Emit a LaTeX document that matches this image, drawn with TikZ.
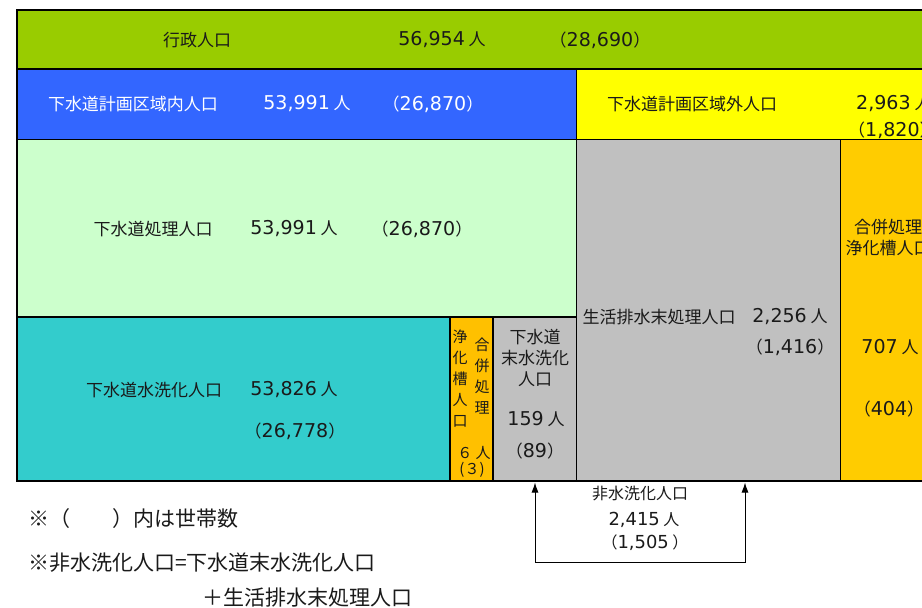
\documentclass[tikz,border=0pt]{standalone}
\usepackage{fontspec}
\setmainfont{Noto Sans CJK JP}
\newfontfamily\dv[Scale=1.12]{DejaVu Sans}
\usetikzlibrary{arrows.meta}
\definecolor{cGreen}{HTML}{99CC00}
\definecolor{cBlue}{HTML}{3366FF}
\definecolor{cYellow}{HTML}{FFFF00}
\definecolor{cLight}{HTML}{CCFFCC}
\definecolor{cCyan}{HTML}{33CCCC}
\definecolor{cOrangeA}{HTML}{FFC000}
\definecolor{cOrangeB}{HTML}{FFCC00}
\definecolor{cGray}{HTML}{C0C0C0}
\definecolor{cText}{HTML}{1A1A1A}
\newcommand\fmain{\fontsize{17}{21}\selectfont}
\newcommand\fsmall{\fontsize{15}{21}\selectfont}
\newcommand\fnote{\fontsize{21}{25}\selectfont}
\newcommand\farr{\fontsize{16}{20}\selectfont}
\begin{document}
\begin{tikzpicture}[x=1pt,y=-1pt,
  box/.style={draw=black,line width=1.2pt},
  lbl/.style={inner sep=0pt,text=cText,font=\fmain},
  vlbl/.style={inner sep=0pt,text=cText,font=\fsmall,align=center},
  note/.style={inner sep=0pt,text=cText,font=\fnote},
  arr/.style={inner sep=0pt,text=cText,font=\farr},
  bracket/.style={draw=black,line width=1pt,{Latex[length=10pt,width=7pt]}-{Latex[length=10pt,width=7pt]}}]
\useasboundingbox (0,0) rectangle (922,608);
\fill[white] (0,0) rectangle (922,608);
\clip (0,0) rectangle (922,608);
% boxes
\filldraw[box,fill=cGreen]  (17,10) rectangle (945,69);
\filldraw[box,fill=cBlue]   (17,69) rectangle (576.5,139.5);
\filldraw[box,fill=cYellow] (576.5,69) rectangle (945,139.5);
\filldraw[box,fill=cLight]  (17,139.5) rectangle (576.5,317);
\filldraw[box,fill=cCyan]   (17,317) rectangle (450,481);
\filldraw[box,fill=cOrangeA](450,317) rectangle (493,481);
\filldraw[box,fill=cGray]   (493,317) rectangle (576.5,481);
\filldraw[box,fill=cGray]   (576.5,139.5) rectangle (840.5,481);
\filldraw[box,fill=cOrangeB](840.5,139.5) rectangle (945,481);
% row 1
\node[lbl] (gyosei) at (197,40) {行政人口};
\node[lbl] (gyoseiN) at (442,40) {{\dv 56,954} 人};
\node[lbl] (gyoseiH) at (600,40) {（{\dv 28,690}）};
% row 2
\node[lbl,text=white] (naiL) at (133,104) {下水道計画区域内人口};
\node[lbl,text=white] (naiN) at (307,104) {{\dv 53,991} 人};
\node[lbl,text=white] (naiH) at (433,104) {（{\dv 26,870}）};
\node[lbl] (gaiL) at (692,104) {下水道計画区域外人口};
\node[lbl,anchor=west] (gaiN) at (856,104) {{\dv 2,963} 人};
\node[lbl,anchor=west] (gaiH) at (848,130) {（{\dv 1,820}）};
% row 3
\node[lbl] (shoriL) at (153,229) {下水道処理人口};
\node[lbl] (shoriN) at (294,229) {{\dv 53,991} 人};
\node[lbl] (shoriH) at (422,229) {（{\dv 26,870}）};
% cyan
\node[lbl] (suisenL) at (154,390) {下水道水洗化人口};
\node[lbl] (suisenN) at (294,390) {{\dv 53,826} 人};
\node[lbl] (suisenH) at (295,431) {（{\dv 26,778}）};
% small orange
\node[vlbl] (jokaL) at (460,378.5) {浄\\化\\槽\\人\\口};
\node[vlbl] (jokaR) at (482,376.5) {合\\併\\処\\理};
\node[vlbl] (jokaN) at (474,453) {６ 人};
\node[vlbl] (jokaH) at (472,470) {(３)};
% small gray
\node[lbl,align=center] (misuiL) at (535,358) {下水道\\末水洗化\\人口};
\node[lbl] (misuiN) at (536,419) {{\dv 159} 人};
\node[lbl] (misuiH) at (535,451) {（{\dv 89}）};
% big gray
\node[lbl] (mishoriL) at (659,317) {生活排水末処理人口};
\node[lbl] (mishoriN) at (790,317) {{\dv 2,256} 人};
\node[lbl] (mishoriH) at (790,347) {（{\dv 1,416}）};
% right orange
\node[lbl,align=center] (gappeiL) at (888,238) {合併処理\\浄化槽人口};
\node[lbl] (gappeiN) at (890,347) {{\dv 707} 人};
\node[lbl] (gappeiH) at (889,409) {（{\dv 404}）};
% bracket
\coordinate (tipL) at (535,482.5);
\coordinate (botL) at (535,562);
\coordinate (botR) at (745,562);
\coordinate (tipR) at (745,482.5);
\draw[bracket] (tipL) -- (botL) -- (botR) -- (tipR);
\node[arr] (hisuiL) at (640,494) {非水洗化人口};
\node[arr] (hisuiN) at (644,520) {{\dv 2,415} 人};
\node[arr] (hisuiH) at (645,543) {（{\dv 1,505} ）};
% notes
\node[note,anchor=west] (note1) at (28,519) {※（　　）内は世帯数};
\node[note,anchor=west] (note2) at (28,563) {※非水洗化人口=下水道末水洗化人口};
\node[note] (note3) at (307,598) {＋生活排水末処理人口};
\end{tikzpicture}
\end{document}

################

> **Stated goal**: Repeat the listing above exactly, with no pictures.

> **Reply to the exercise**:
Emit a LaTeX document that matches this image, drawn with TikZ.
\documentclass[tikz,border=0pt]{standalone}
\usepackage{fontspec}
\setmainfont{Noto Sans CJK JP}
\newfontfamily\dv[Scale=1.12]{DejaVu Sans}
\usetikzlibrary{arrows.meta}
\definecolor{cGreen}{HTML}{99CC00}
\definecolor{cBlue}{HTML}{3366FF}
\definecolor{cYellow}{HTML}{FFFF00}
\definecolor{cLight}{HTML}{CCFFCC}
\definecolor{cCyan}{HTML}{33CCCC}
\definecolor{cOrangeA}{HTML}{FFC000}
\definecolor{cOrangeB}{HTML}{FFCC00}
\definecolor{cGray}{HTML}{C0C0C0}
\definecolor{cText}{HTML}{1A1A1A}
\newcommand\fmain{\fontsize{17}{21}\selectfont}
\newcommand\fsmall{\fontsize{15}{21}\selectfont}
\newcommand\fnote{\fontsize{21}{25}\selectfont}
\newcommand\farr{\fontsize{16}{20}\selectfont}
\begin{document}
\begin{tikzpicture}[x=1pt,y=-1pt,
  box/.style={draw=black,line width=1.2pt},
  lbl/.style={inner sep=0pt,text=cText,font=\fmain},
  vlbl/.style={inner sep=0pt,text=cText,font=\fsmall,align=center},
  note/.style={inner sep=0pt,text=cText,font=\fnote},
  arr/.style={inner sep=0pt,text=cText,font=\farr},
  bracket/.style={draw=black,line width=1pt,{Latex[length=10pt,width=7pt]}-{Latex[length=10pt,width=7pt]}}]
\useasboundingbox (0,0) rectangle (922,608);
\fill[white] (0,0) rectangle (922,608);
\clip (0,0) rectangle (922,608);
% boxes
\filldraw[box,fill=cGreen]  (17,10) rectangle (945,69);
\filldraw[box,fill=cBlue]   (17,69) rectangle (576.5,139.5);
\filldraw[box,fill=cYellow] (576.5,69) rectangle (945,139.5);
\filldraw[box,fill=cLight]  (17,139.5) rectangle (576.5,317);
\filldraw[box,fill=cCyan]   (17,317) rectangle (450,481);
\filldraw[box,fill=cOrangeA](450,317) rectangle (493,481);
\filldraw[box,fill=cGray]   (493,317) rectangle (576.5,481);
\filldraw[box,fill=cGray]   (576.5,139.5) rectangle (840.5,481);
\filldraw[box,fill=cOrangeB](840.5,139.5) rectangle (945,481);
% row 1
\node[lbl] (gyosei) at (197,40) {行政人口};
\node[lbl] (gyoseiN) at (442,40) {{\dv 56,954} 人};
\node[lbl] (gyoseiH) at (600,40) {（{\dv 28,690}）};
% row 2
\node[lbl,text=white] (naiL) at (133,104) {下水道計画区域内人口};
\node[lbl,text=white] (naiN) at (307,104) {{\dv 53,991} 人};
\node[lbl,text=white] (naiH) at (433,104) {（{\dv 26,870}）};
\node[lbl] (gaiL) at (692,104) {下水道計画区域外人口};
\node[lbl,anchor=west] (gaiN) at (856,104) {{\dv 2,963} 人};
\node[lbl,anchor=west] (gaiH) at (848,130) {（{\dv 1,820}）};
% row 3
\node[lbl] (shoriL) at (153,229) {下水道処理人口};
\node[lbl] (shoriN) at (294,229) {{\dv 53,991} 人};
\node[lbl] (shoriH) at (422,229) {（{\dv 26,870}）};
% cyan
\node[lbl] (suisenL) at (154,390) {下水道水洗化人口};
\node[lbl] (suisenN) at (294,390) {{\dv 53,826} 人};
\node[lbl] (suisenH) at (295,431) {（{\dv 26,778}）};
% small orange
\node[vlbl] (jokaL) at (460,378.5) {浄\\化\\槽\\人\\口};
\node[vlbl] (jokaR) at (482,376.5) {合\\併\\処\\理};
\node[vlbl] (jokaN) at (474,453) {６ 人};
\node[vlbl] (jokaH) at (472,470) {(３)};
% small gray
\node[lbl,align=center] (misuiL) at (535,358) {下水道\\末水洗化\\人口};
\node[lbl] (misuiN) at (536,419) {{\dv 159} 人};
\node[lbl] (misuiH) at (535,451) {（{\dv 89}）};
% big gray
\node[lbl] (mishoriL) at (659,317) {生活排水末処理人口};
\node[lbl] (mishoriN) at (790,317) {{\dv 2,256} 人};
\node[lbl] (mishoriH) at (790,347) {（{\dv 1,416}）};
% right orange
\node[lbl,align=center] (gappeiL) at (888,238) {合併処理\\浄化槽人口};
\node[lbl] (gappeiN) at (890,347) {{\dv 707} 人};
\node[lbl] (gappeiH) at (889,409) {（{\dv 404}）};
% bracket
\coordinate (tipL) at (535,482.5);
\coordinate (botL) at (535,562);
\coordinate (botR) at (745,562);
\coordinate (tipR) at (745,482.5);
\draw[bracket] (tipL) -- (botL) -- (botR) -- (tipR);
\node[arr] (hisuiL) at (640,494) {非水洗化人口};
\node[arr] (hisuiN) at (644,520) {{\dv 2,415} 人};
\node[arr] (hisuiH) at (645,543) {（{\dv 1,505} ）};
% notes
\node[note,anchor=west] (note1) at (28,519) {※（　　）内は世帯数};
\node[note,anchor=west] (note2) at (28,563) {※非水洗化人口=下水道末水洗化人口};
\node[note] (note3) at (307,598) {＋生活排水末処理人口};
\end{tikzpicture}
\end{document}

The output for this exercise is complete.